(Entries with chart source code)
::::
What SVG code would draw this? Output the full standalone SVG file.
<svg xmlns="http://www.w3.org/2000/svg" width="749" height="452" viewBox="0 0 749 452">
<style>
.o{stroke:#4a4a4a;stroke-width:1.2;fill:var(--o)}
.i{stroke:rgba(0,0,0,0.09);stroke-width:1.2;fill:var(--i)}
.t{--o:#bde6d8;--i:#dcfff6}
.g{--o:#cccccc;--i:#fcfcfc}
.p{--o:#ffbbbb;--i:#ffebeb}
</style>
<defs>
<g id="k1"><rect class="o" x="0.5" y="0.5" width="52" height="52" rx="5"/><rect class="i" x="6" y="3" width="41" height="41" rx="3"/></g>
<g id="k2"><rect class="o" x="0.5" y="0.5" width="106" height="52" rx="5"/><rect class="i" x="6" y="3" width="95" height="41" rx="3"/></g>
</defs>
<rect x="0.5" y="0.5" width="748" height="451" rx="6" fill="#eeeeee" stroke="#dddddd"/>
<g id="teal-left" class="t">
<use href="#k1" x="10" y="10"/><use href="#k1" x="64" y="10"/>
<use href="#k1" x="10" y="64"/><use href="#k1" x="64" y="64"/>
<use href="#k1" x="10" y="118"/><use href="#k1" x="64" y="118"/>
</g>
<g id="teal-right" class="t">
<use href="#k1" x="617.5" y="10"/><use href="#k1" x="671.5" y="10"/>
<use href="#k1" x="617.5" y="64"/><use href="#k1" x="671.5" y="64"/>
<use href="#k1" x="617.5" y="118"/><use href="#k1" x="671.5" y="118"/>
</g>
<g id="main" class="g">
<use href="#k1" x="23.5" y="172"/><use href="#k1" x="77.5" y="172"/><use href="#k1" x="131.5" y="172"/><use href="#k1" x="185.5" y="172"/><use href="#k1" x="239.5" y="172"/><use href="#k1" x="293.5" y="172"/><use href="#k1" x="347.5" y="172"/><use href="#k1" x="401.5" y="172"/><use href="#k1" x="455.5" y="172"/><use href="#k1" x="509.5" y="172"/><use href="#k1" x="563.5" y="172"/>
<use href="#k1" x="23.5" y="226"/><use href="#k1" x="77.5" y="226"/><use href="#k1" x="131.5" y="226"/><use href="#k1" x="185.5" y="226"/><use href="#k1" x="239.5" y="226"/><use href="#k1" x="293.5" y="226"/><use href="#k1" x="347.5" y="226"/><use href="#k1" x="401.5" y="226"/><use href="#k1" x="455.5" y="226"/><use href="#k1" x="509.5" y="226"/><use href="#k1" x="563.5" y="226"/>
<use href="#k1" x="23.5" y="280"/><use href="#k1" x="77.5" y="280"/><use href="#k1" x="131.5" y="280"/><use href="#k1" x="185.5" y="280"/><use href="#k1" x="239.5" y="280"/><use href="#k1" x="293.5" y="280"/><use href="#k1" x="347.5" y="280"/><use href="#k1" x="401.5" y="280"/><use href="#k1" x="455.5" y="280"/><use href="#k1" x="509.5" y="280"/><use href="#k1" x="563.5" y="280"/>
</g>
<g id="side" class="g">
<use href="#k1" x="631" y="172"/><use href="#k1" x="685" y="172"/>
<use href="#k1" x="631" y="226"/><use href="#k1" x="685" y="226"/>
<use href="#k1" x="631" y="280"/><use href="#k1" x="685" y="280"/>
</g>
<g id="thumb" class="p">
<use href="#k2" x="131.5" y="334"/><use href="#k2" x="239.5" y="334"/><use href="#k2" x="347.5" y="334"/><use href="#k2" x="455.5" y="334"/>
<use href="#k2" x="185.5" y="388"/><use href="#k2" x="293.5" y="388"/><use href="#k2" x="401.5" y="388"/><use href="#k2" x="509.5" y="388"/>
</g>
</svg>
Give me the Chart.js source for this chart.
::::
(What the exercise asks)
Return the material exactly as it stands.

(Complete response)
What SVG code would draw this? Output the full standalone SVG file.
<svg xmlns="http://www.w3.org/2000/svg" width="749" height="452" viewBox="0 0 749 452">
<style>
.o{stroke:#4a4a4a;stroke-width:1.2;fill:var(--o)}
.i{stroke:rgba(0,0,0,0.09);stroke-width:1.2;fill:var(--i)}
.t{--o:#bde6d8;--i:#dcfff6}
.g{--o:#cccccc;--i:#fcfcfc}
.p{--o:#ffbbbb;--i:#ffebeb}
</style>
<defs>
<g id="k1"><rect class="o" x="0.5" y="0.5" width="52" height="52" rx="5"/><rect class="i" x="6" y="3" width="41" height="41" rx="3"/></g>
<g id="k2"><rect class="o" x="0.5" y="0.5" width="106" height="52" rx="5"/><rect class="i" x="6" y="3" width="95" height="41" rx="3"/></g>
</defs>
<rect x="0.5" y="0.5" width="748" height="451" rx="6" fill="#eeeeee" stroke="#dddddd"/>
<g id="teal-left" class="t">
<use href="#k1" x="10" y="10"/><use href="#k1" x="64" y="10"/>
<use href="#k1" x="10" y="64"/><use href="#k1" x="64" y="64"/>
<use href="#k1" x="10" y="118"/><use href="#k1" x="64" y="118"/>
</g>
<g id="teal-right" class="t">
<use href="#k1" x="617.5" y="10"/><use href="#k1" x="671.5" y="10"/>
<use href="#k1" x="617.5" y="64"/><use href="#k1" x="671.5" y="64"/>
<use href="#k1" x="617.5" y="118"/><use href="#k1" x="671.5" y="118"/>
</g>
<g id="main" class="g">
<use href="#k1" x="23.5" y="172"/><use href="#k1" x="77.5" y="172"/><use href="#k1" x="131.5" y="172"/><use href="#k1" x="185.5" y="172"/><use href="#k1" x="239.5" y="172"/><use href="#k1" x="293.5" y="172"/><use href="#k1" x="347.5" y="172"/><use href="#k1" x="401.5" y="172"/><use href="#k1" x="455.5" y="172"/><use href="#k1" x="509.5" y="172"/><use href="#k1" x="563.5" y="172"/>
<use href="#k1" x="23.5" y="226"/><use href="#k1" x="77.5" y="226"/><use href="#k1" x="131.5" y="226"/><use href="#k1" x="185.5" y="226"/><use href="#k1" x="239.5" y="226"/><use href="#k1" x="293.5" y="226"/><use href="#k1" x="347.5" y="226"/><use href="#k1" x="401.5" y="226"/><use href="#k1" x="455.5" y="226"/><use href="#k1" x="509.5" y="226"/><use href="#k1" x="563.5" y="226"/>
<use href="#k1" x="23.5" y="280"/><use href="#k1" x="77.5" y="280"/><use href="#k1" x="131.5" y="280"/><use href="#k1" x="185.5" y="280"/><use href="#k1" x="239.5" y="280"/><use href="#k1" x="293.5" y="280"/><use href="#k1" x="347.5" y="280"/><use href="#k1" x="401.5" y="280"/><use href="#k1" x="455.5" y="280"/><use href="#k1" x="509.5" y="280"/><use href="#k1" x="563.5" y="280"/>
</g>
<g id="side" class="g">
<use href="#k1" x="631" y="172"/><use href="#k1" x="685" y="172"/>
<use href="#k1" x="631" y="226"/><use href="#k1" x="685" y="226"/>
<use href="#k1" x="631" y="280"/><use href="#k1" x="685" y="280"/>
</g>
<g id="thumb" class="p">
<use href="#k2" x="131.5" y="334"/><use href="#k2" x="239.5" y="334"/><use href="#k2" x="347.5" y="334"/><use href="#k2" x="455.5" y="334"/>
<use href="#k2" x="185.5" y="388"/><use href="#k2" x="293.5" y="388"/><use href="#k2" x="401.5" y="388"/><use href="#k2" x="509.5" y="388"/>
</g>
</svg>
Give me the Chart.js source for this chart.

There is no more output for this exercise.